Listed entries:
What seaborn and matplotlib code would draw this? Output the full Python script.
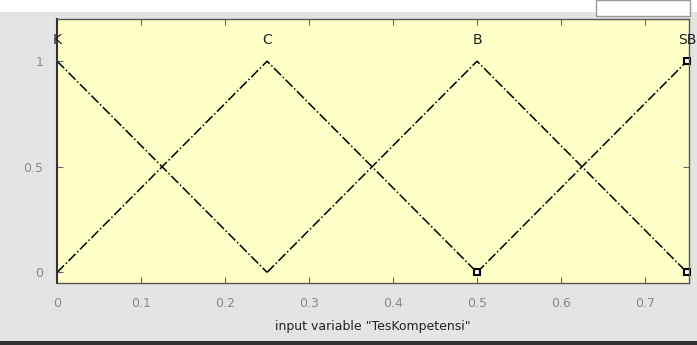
import pandas as pd
import matplotlib.pyplot as plt
import seaborn as sns
from matplotlib.patches import Rectangle

# Membership functions (trimf vertices) for "TesKompetensi"
mf_names = ['K', 'C', 'B', 'SB']
mf_x = [[0, 0.25], [0, 0.25, 0.5], [0.25, 0.5, 0.75], [0.5, 0.75]]
mf_y = [[1, 0], [0, 1, 0], [0, 1, 0], [0, 1]]
label_x = [0, 0.25, 0.5, 0.75]
# square handles of the selected MF
marker_x = [0.5, 0.75, 0.75]
marker_y = [0, 1, 0]
xticks = [0, 0.1, 0.2, 0.3, 0.4, 0.5, 0.6, 0.7]
xtick_labels = ['0', '0.1', '0.2', '0.3', '0.4', '0.5', '0.6', '0.7']
yticks = [0, 0.5, 1]
ytick_labels = ['0', '0.5', '1']

rows = []
for name, xs, ys in zip(mf_names, mf_x, mf_y):
    for x, y in zip(xs, ys):
        rows.append({'mf': name, 'x': x, 'y': y})
df = pd.DataFrame(rows)

sns.set_style('white')
plt.rcParams['font.family'] = ['DejaVu Sans']

fig = plt.figure(figsize=(6.97, 3.45), dpi=100)
fig.patch.set_facecolor('#e4e4e4')
# white strip at the top and dark bar at the bottom (screenshot frame)
fig.patches.append(Rectangle((0, 0.965), 1, 0.035, transform=fig.transFigure,
                             facecolor='white', edgecolor='none', zorder=0))
fig.patches.append(Rectangle((0.855, 0.955), 0.135, 0.045, transform=fig.transFigure,
                             facecolor='white', edgecolor='#999999', lw=1, zorder=0))
fig.patches.append(Rectangle((0, 0), 1, 0.012, transform=fig.transFigure,
                             facecolor='#333333', edgecolor='none', zorder=0))

ax = fig.add_axes([0.082, 0.18, 0.906, 0.765])
ax.set_facecolor('#ffffc8')

for name in mf_names:
    sub = df[df['mf'] == name]
    sns.lineplot(data=sub, x='x', y='y', ax=ax, color='black',
                 linestyle='-.', linewidth=1.1, legend=False)

ax.plot(marker_x, marker_y, linestyle='none', marker='s', markersize=5,
        markerfacecolor='white', markeredgecolor='black', markeredgewidth=1.5,
        clip_on=False)

for name, lx in zip(mf_names, label_x):
    ax.text(lx, 1.1, name, ha='center', va='center', fontsize=10, color='#222222')

ax.set_xlim(0, 0.752)
ax.set_ylim(-0.05, 1.2)
ax.set_xticks(xticks)
ax.set_xticklabels(xtick_labels)
ax.set_yticks(yticks)
ax.set_yticklabels(ytick_labels)
ax.tick_params(direction='in', length=4, color='#666666', labelcolor='#8a8a8a',
               labelsize=9, pad=10, top=True, right=True, bottom=True, left=True)
for s in ax.spines.values():
    s.set_color('#555555')
    s.set_linewidth(1)
ax.spines['left'].set_color('#333333')
ax.spines['left'].set_linewidth(1.5)
ax.set_xlabel('input variable "TesKompetensi"', fontsize=9, color='#222222', labelpad=7)
ax.set_ylabel('')

fig.savefig('out.png', dpi=100, facecolor=fig.get_facecolor())
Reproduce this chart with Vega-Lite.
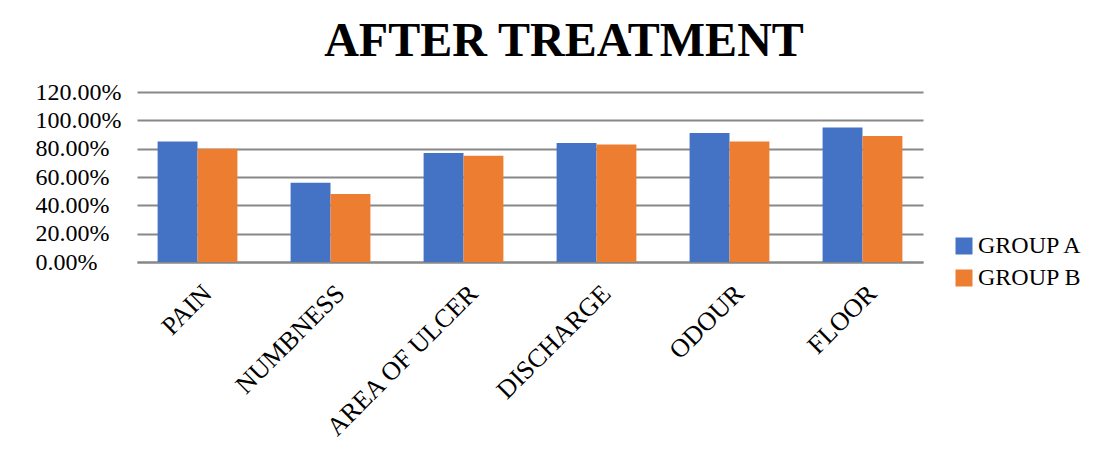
{
  "$schema": "https://vega.github.io/schema/vega-lite/v6.json",
  "width": 786,
  "height": 170,
  "autosize": {"type": "none"},
  "padding": {"left": 137, "top": 92, "right": 190, "bottom": 190},
  "background": "white",
  "title": {"text": "AFTER TREATMENT", "font": "Liberation Serif", "fontSize": 48, "fontWeight": "bold", "anchor": "middle", "frame": "group", "dx": 34, "offset": 14, "color": "black"},
  "data": {"values": [
    {"symptom": "PAIN", "group": "GROUP A", "value": 0.85},
    {"symptom": "PAIN", "group": "GROUP B", "value": 0.80},
    {"symptom": "NUMBNESS", "group": "GROUP A", "value": 0.56},
    {"symptom": "NUMBNESS", "group": "GROUP B", "value": 0.48},
    {"symptom": "AREA OF ULCER", "group": "GROUP A", "value": 0.77},
    {"symptom": "AREA OF ULCER", "group": "GROUP B", "value": 0.75},
    {"symptom": "DISCHARGE", "group": "GROUP A", "value": 0.84},
    {"symptom": "DISCHARGE", "group": "GROUP B", "value": 0.83},
    {"symptom": "ODOUR", "group": "GROUP A", "value": 0.91},
    {"symptom": "ODOUR", "group": "GROUP B", "value": 0.85},
    {"symptom": "FLOOR", "group": "GROUP A", "value": 0.95},
    {"symptom": "FLOOR", "group": "GROUP B", "value": 0.89}
  ]},
  "mark": {"type": "bar"},
  "encoding": {
    "x": {"field": "symptom", "type": "nominal", "sort": null,
      "scale": {"paddingInner": 0.4, "paddingOuter": 0.155},
      "axis": {"title": null, "labelAngle": -45, "labelAlign": "right", "labelBaseline": "middle", "labelFont": "Liberation Serif", "labelFontSize": 26, "labelColor": "black", "labelLimit": 0, "ticks": false, "tickSize": 0, "domain": true, "domainColor": "#888888", "domainWidth": 2, "grid": false, "labelPadding": 27, "labelOffset": 10}},
    "xOffset": {"field": "group", "type": "nominal"},
    "y": {"field": "value", "type": "quantitative", "scale": {"domain": [0, 1.2]},
      "axis": {"title": null, "values": [0, 0.2, 0.4, 0.6, 0.8, 1.0, 1.2], "format": ".2%", "labelAlign": "left", "labelBaseline": "middle", "labelPadding": 102, "ticks": false, "tickSize": 0, "domain": false, "grid": true, "gridColor": "#888888", "gridWidth": 2, "labelFont": "Liberation Serif", "labelFontSize": 24, "labelColor": "black"}},
    "color": {"field": "group", "type": "nominal", "scale": {"range": ["#4472C4", "#ED7D31"]},
      "legend": {"title": null, "orient": "none", "legendX": 815, "legendY": 142, "symbolType": "square", "symbolSize": 289, "symbolStrokeWidth": 0, "labelFont": "Liberation Serif", "labelFontSize": 24, "labelColor": "black", "labelOffset": 2, "rowPadding": 8}}
  },
  "config": {"view": {"stroke": null}}
}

Exercise requirements:
Repeat exactly the lines from the first line of the records above through the line containing "from matplotlib.patches import Rectangle", both included. Leave out the pictures.

Answer to this task:
What seaborn and matplotlib code would draw this? Output the full Python script.
import pandas as pd
import matplotlib.pyplot as plt
import seaborn as sns
from matplotlib.patches import Rectangle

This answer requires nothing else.